Como essas coberturas envolvem muitos repórteres, esse tipo de análise pedestre se espalha por toda a cobertura.
Vivi algo semelhante na CPI dos Precatórios.
Não apenas os jovens setoristas de Congresso, mas experientes chefes de redação caíam na simplificação de encontrar um culpado e denunciar uma operação – em um golpe que envolvia prefeitos, governadores e grandes instituições financeiras.
O caso Rússia-Ucrânia envolve vários aspectos, que uma cobertura competente tratará de levar ao espectador-leitor.
Por exemplo:
1- A divisão geopolítica do mundo pós-Segunda Guerra.
2- O isolamento da Rússia, após o fim da União Soviética. Há pensadores americanos conservadores, dos anos 70, alertando para o risco de se tentar isolar a URSS.
3- A manutenção da OTAN – criada exclusivamente para defender a Europa das investidas da Rússia – mesmo após o fim da URSS.

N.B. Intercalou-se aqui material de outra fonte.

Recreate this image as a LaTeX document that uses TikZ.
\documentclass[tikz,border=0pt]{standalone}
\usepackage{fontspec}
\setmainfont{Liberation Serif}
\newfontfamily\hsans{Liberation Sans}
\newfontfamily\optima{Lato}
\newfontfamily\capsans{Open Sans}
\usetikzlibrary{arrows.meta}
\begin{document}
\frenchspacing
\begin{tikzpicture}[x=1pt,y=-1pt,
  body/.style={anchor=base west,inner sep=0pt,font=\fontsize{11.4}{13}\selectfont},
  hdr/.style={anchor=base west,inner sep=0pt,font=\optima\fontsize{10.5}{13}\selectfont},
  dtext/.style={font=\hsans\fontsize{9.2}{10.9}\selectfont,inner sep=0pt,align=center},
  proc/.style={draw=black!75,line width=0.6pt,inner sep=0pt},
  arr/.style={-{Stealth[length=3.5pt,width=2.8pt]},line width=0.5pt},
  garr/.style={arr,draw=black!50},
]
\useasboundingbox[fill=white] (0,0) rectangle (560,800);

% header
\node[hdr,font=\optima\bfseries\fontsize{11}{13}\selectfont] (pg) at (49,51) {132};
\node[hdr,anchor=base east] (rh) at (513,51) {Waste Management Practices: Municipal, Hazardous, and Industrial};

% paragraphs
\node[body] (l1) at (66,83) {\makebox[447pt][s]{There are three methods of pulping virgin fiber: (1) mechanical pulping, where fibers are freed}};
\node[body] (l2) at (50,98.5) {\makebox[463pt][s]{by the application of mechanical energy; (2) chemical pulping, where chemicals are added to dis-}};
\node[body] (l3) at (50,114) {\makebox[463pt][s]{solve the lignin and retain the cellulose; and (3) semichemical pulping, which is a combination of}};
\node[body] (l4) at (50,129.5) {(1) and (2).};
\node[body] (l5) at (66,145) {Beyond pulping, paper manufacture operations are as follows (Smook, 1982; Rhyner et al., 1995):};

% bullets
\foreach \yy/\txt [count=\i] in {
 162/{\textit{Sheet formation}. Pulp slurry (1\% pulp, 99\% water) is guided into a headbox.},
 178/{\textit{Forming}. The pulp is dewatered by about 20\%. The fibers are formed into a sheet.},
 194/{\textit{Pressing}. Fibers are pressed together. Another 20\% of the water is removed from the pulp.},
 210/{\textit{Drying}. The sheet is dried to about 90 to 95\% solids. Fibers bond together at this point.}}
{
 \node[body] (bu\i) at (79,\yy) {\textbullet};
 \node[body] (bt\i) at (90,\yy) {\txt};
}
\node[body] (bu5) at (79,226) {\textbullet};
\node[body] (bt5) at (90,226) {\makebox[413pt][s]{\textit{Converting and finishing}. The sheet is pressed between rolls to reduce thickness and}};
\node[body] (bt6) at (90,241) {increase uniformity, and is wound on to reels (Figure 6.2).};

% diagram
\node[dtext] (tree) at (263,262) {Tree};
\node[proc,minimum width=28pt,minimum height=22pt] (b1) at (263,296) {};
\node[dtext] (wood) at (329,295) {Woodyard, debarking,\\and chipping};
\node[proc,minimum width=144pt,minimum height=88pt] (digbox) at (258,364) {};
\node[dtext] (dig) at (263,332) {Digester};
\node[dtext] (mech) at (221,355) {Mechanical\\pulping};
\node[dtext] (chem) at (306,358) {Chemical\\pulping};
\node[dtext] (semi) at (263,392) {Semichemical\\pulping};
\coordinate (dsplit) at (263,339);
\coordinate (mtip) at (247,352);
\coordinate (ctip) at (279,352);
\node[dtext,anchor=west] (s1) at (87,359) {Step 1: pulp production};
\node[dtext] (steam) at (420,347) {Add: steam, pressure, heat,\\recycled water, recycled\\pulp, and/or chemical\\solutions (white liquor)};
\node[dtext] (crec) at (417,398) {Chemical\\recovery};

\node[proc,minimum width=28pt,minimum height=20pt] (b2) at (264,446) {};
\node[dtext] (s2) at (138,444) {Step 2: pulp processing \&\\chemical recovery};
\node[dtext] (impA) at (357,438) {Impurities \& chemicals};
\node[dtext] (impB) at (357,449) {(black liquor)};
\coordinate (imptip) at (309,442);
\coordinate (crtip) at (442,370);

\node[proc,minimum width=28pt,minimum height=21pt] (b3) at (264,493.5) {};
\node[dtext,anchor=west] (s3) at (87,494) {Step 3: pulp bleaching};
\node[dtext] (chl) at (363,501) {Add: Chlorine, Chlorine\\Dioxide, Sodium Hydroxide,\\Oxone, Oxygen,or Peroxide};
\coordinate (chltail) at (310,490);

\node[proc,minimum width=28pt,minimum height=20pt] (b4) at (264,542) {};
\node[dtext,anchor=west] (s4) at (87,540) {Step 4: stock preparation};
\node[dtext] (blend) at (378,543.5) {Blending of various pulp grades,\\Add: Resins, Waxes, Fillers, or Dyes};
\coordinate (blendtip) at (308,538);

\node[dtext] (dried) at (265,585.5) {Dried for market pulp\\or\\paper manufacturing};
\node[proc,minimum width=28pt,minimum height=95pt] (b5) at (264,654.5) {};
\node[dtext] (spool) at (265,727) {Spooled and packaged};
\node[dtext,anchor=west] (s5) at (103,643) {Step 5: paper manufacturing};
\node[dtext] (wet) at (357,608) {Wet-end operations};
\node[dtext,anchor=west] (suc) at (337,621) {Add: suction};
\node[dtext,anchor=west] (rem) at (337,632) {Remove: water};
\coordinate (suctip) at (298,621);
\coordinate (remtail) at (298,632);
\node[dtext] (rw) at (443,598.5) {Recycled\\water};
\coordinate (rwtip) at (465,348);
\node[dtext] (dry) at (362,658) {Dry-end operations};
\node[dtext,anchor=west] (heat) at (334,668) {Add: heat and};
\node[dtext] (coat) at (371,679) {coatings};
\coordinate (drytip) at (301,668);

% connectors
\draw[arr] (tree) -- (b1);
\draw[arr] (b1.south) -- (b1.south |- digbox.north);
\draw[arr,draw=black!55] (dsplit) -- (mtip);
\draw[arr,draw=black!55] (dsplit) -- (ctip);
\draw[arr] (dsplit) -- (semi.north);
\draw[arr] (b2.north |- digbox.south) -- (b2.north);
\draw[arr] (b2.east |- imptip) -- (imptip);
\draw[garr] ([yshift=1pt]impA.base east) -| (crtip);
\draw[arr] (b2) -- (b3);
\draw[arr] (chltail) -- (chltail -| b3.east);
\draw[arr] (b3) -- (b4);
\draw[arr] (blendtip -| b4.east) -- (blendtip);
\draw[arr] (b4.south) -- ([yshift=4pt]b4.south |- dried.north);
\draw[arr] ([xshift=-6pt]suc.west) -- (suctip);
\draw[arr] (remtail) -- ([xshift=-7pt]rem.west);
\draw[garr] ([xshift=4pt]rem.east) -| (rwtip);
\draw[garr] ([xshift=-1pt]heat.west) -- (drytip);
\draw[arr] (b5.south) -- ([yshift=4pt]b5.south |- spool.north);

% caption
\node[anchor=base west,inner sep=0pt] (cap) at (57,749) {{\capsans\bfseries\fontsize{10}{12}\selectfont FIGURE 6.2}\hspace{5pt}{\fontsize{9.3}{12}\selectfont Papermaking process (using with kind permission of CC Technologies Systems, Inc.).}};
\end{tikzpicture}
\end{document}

4- O golpe de 2014 na Ucrânia e a ascensão das forças neonazistas, que passaram a integrar as Forças Armadas ucranianas. E – pelamordeDeus – parem de invocar a condição do presidente da Ucrânia, de descendente de judeus, como argumento para rebater a acusação. O nazismo é uma ideologia que atua com o racismo como forma de definir o inimigo externo e aglutinar o ódio. Nos anos 20, o “inimigo” eram os judeus. No século 21, a ultra-direita mundial – incluindo Donald Trump, Jair Bolsonaro e Benzion Netanyahu, o ex-primeiro ministro da Israel – definiu como inimigos os árabes, os negros, os LBTGs etc.

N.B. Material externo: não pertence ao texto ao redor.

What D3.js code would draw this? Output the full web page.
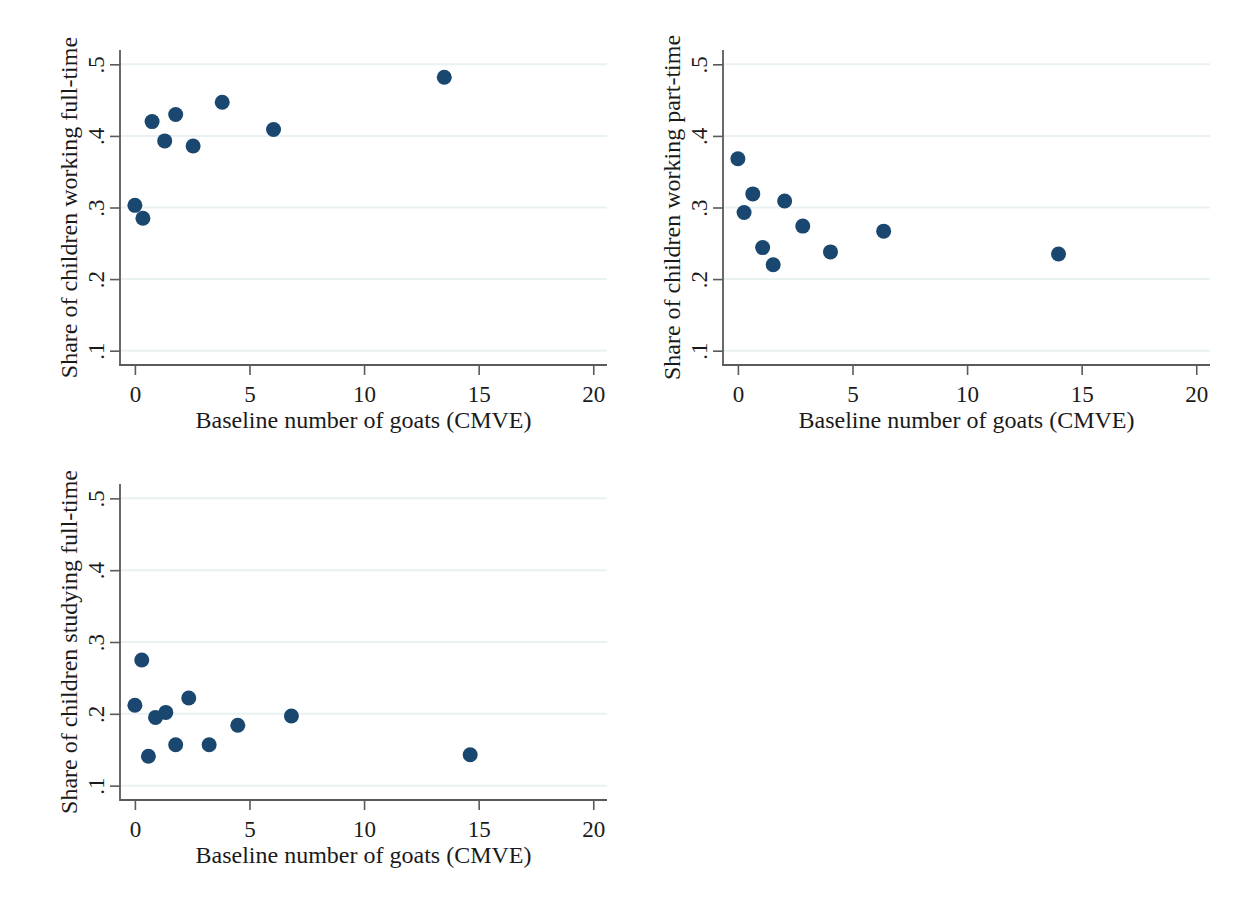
<!DOCTYPE html>
<html>
<head>
<meta charset="utf-8">
<script src="https://cdn.jsdelivr.net/npm/d3@7"></script>
<style>
  html, body { margin: 0; padding: 0; background: #ffffff; }
  svg { display: block; }
  text { font-family: "Liberation Serif", "Times New Roman", serif; fill: #1a1a1a; }
</style>
</head>
<body>
<svg id="chart" width="1253" height="909"></svg>
<script>
// Baseline goats (CMVE) and share of children per group
const goatsFullWork = [0, 0.35, 0.75, 1.30, 1.78, 2.54, 3.81, 6.05, 13.5];
const shareFullWork = [0.303, 0.285, 0.420, 0.393, 0.430, 0.386, 0.447, 0.409, 0.482];

const goatsPartWork = [0, 0.27, 0.65, 1.08, 1.54, 2.04, 2.83, 4.04, 6.36, 13.99];
const sharePartWork = [0.368, 0.293, 0.319, 0.244, 0.220, 0.309, 0.274, 0.238, 0.267, 0.235];

const goatsStudy = [0, 0.30, 0.59, 0.90, 1.35, 1.78, 2.35, 3.24, 4.49, 6.83, 14.63];
const shareStudy = [0.212, 0.275, 0.141, 0.195, 0.202, 0.157, 0.222, 0.157, 0.184, 0.197, 0.143];

const xTicks = [0, 5, 10, 15, 20];
const yTicks = [0.1, 0.2, 0.3, 0.4, 0.5];
const yTickLabels = [".1", ".2", ".3", ".4", ".5"];

const xTitle = "Baseline number of goats (CMVE)";
const panels = [
  { title: "Share of children working full-time", xs: goatsFullWork, ys: shareFullWork,
    left: 120, right: 607, top: 50, bottom: 365 },
  { title: "Share of children working part-time", xs: goatsPartWork, ys: sharePartWork,
    left: 723, right: 1210, top: 50, bottom: 365 },
  { title: "Share of children studying full-time", xs: goatsStudy, ys: shareStudy,
    left: 120, right: 607, top: 484, bottom: 800 }
];

const svg = d3.select("#chart");
const markerColor = "#1a476f";
const gridColor = "#eaf1f3";
const axisColor = "#5a5a5a";

panels.forEach(p => {
  const x = d3.scaleLinear().domain([-0.65, 20.6]).range([p.left, p.right]);
  const y = d3.scaleLinear().domain([0.08, 0.52]).range([p.bottom, p.top]);
  const g = svg.append("g");

  // horizontal gridlines
  g.selectAll("line.grid").data(yTicks).join("line")
    .attr("class", "grid")
    .attr("x1", p.left).attr("x2", p.right)
    .attr("y1", d => y(d)).attr("y2", d => y(d))
    .attr("stroke", gridColor).attr("stroke-width", 2);

  // y axis
  const yAxis = d3.axisLeft(y).tickValues(yTicks).tickSize(10).tickPadding(0)
    .tickFormat((d, i) => yTickLabels[i]);
  const ya = g.append("g").attr("transform", `translate(${p.left},0)`).call(yAxis);
  ya.select(".domain").remove();
  ya.selectAll(".tick line").attr("stroke", axisColor).attr("stroke-width", 1.6);
  ya.selectAll(".tick text")
    .attr("x", 0).attr("dy", null)
    .attr("transform", "translate(-16,0) rotate(-90)")
    .attr("text-anchor", "middle")
    .style("font-size", "23px")
    .style("font-family", "Liberation Serif, serif")
    .attr("fill", "#1a1a1a");

  // x axis
  const xAxis = d3.axisBottom(x).tickValues(xTicks).tickSize(10).tickPadding(11);
  const xa = g.append("g").attr("transform", `translate(0,${p.bottom})`).call(xAxis);
  xa.select(".domain").remove();
  xa.selectAll(".tick line").attr("stroke", axisColor).attr("stroke-width", 1.6);
  xa.selectAll(".tick text")
    .style("font-size", "23px")
    .style("font-family", "Liberation Serif, serif")
    .attr("fill", "#1a1a1a");

  // axis lines
  g.append("line").attr("x1", p.left).attr("x2", p.left)
    .attr("y1", p.top).attr("y2", p.bottom + 0.8)
    .attr("stroke", axisColor).attr("stroke-width", 1.8);
  g.append("line").attr("x1", p.left - 0.8).attr("x2", p.right)
    .attr("y1", p.bottom).attr("y2", p.bottom)
    .attr("stroke", axisColor).attr("stroke-width", 1.8);

  // axis titles
  g.append("text")
    .attr("x", (p.left + p.right) / 2).attr("y", p.bottom + 63)
    .attr("text-anchor", "middle")
    .style("font-size", "24px")
    .text(xTitle);
  g.append("text")
    .attr("transform", `translate(${p.left - 43},${(p.top + p.bottom) / 2}) rotate(-90)`)
    .attr("text-anchor", "middle")
    .style("font-size", "24px")
    .text(p.title);

  // points
  const pts = p.xs.map((v, i) => ({ gx: v, sh: p.ys[i] }));
  g.selectAll("circle").data(pts).join("circle")
    .attr("cx", d => x(d.gx)).attr("cy", d => y(d.sh))
    .attr("r", 7.5)
    .attr("fill", markerColor);
});
</script>
</body>
</html>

5- A ascensão da China, acabando com o poder único dos Estados Unidos, desde o fim da União Soviética, e obrigando a uma nova divisão geopolítica do mundo.
6- O quadro geopolítico atual, e as análises sobre as condições de Biden e Putin de manterem o moral nacional elevado, para enfrentar a batalha da opinião pública. Tudo isso foi levado em conta por Putin, em sua estratégia.

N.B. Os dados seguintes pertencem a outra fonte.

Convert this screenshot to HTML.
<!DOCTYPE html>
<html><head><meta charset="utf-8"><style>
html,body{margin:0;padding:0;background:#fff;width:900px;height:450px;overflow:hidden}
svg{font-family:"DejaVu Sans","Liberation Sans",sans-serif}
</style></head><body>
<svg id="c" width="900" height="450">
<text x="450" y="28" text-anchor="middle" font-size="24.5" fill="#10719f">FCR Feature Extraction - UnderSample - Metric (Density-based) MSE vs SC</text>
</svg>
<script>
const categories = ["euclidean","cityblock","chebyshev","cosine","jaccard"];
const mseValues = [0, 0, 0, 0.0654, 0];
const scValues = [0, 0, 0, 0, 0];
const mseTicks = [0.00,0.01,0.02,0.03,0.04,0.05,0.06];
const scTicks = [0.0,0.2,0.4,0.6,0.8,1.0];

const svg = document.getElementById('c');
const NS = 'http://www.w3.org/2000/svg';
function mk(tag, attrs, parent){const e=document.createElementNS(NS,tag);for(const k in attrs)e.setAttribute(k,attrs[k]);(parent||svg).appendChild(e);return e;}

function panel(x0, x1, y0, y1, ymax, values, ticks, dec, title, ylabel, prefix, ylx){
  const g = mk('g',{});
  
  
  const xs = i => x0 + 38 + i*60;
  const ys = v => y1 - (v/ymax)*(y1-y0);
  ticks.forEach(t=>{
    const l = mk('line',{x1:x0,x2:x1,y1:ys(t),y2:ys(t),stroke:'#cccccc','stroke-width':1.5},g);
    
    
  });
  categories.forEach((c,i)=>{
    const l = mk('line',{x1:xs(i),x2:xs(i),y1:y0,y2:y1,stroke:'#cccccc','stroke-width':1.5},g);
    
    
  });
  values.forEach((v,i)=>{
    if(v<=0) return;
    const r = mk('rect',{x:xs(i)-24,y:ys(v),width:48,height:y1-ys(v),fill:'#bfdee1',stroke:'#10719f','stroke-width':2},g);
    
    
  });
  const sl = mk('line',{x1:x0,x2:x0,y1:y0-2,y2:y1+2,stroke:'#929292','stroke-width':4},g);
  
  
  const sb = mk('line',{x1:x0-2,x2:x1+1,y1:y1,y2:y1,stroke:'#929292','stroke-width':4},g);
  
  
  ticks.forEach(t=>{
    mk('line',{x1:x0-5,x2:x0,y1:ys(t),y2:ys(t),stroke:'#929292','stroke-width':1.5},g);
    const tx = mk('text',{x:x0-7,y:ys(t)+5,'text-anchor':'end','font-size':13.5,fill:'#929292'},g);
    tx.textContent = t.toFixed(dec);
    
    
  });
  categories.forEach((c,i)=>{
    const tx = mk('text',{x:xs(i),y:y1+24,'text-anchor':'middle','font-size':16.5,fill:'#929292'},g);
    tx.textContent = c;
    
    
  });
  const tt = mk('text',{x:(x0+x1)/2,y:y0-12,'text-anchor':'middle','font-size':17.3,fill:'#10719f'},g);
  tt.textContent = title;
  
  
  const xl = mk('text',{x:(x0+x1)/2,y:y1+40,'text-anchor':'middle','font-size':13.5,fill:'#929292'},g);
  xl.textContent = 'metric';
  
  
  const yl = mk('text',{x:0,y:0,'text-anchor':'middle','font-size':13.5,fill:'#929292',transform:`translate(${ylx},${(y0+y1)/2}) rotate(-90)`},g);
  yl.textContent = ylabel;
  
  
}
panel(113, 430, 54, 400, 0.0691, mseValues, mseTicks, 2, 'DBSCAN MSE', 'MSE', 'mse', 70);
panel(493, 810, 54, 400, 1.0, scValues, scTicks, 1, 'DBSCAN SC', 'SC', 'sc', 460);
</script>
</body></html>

7 - Os preparativos da Rússia, que há anos se planeja para um enfrentamento econômico de grandes proporções.
8- A partir de todos esses dados, analisar a decisão de Putin de invadir a Ucrânia, com críticas consistentes contra os arroubos do homem de Estado – não com o vizinho de condomínio.
A melhor maneira de trabalhar esses casos complexos – conforme aconselhei a Folha ne época da CPI -, consiste dos seguintes passos:
1- Montar uma sala de situação com os jornalistas envolvidos na cobertura.
2- Montar várias lives com especialistas da matéria, de todas as linhas.
3- A partir daí, desenvolver uma narrativa central, em torno da qual se dará a cobertura. É a chamada “teoria do fato”, a narrativa que permite entender todas as atitudes (entender não significa defender) e que, obviamente, poderá ser alterada à luz de fatos novos.
4- Todos os comentários serão enriquecidos com contextualizações, acabando com o achismo.
Com essa preparação, é possível que se chegue ao final da linha concluindo que Putin, de fato, abusou, quando ordenou a invasão. Mas se sairá desse padrão de tratar o comandante de um dos países mais poderosos do planeta, como um mero descontrolado de boteco.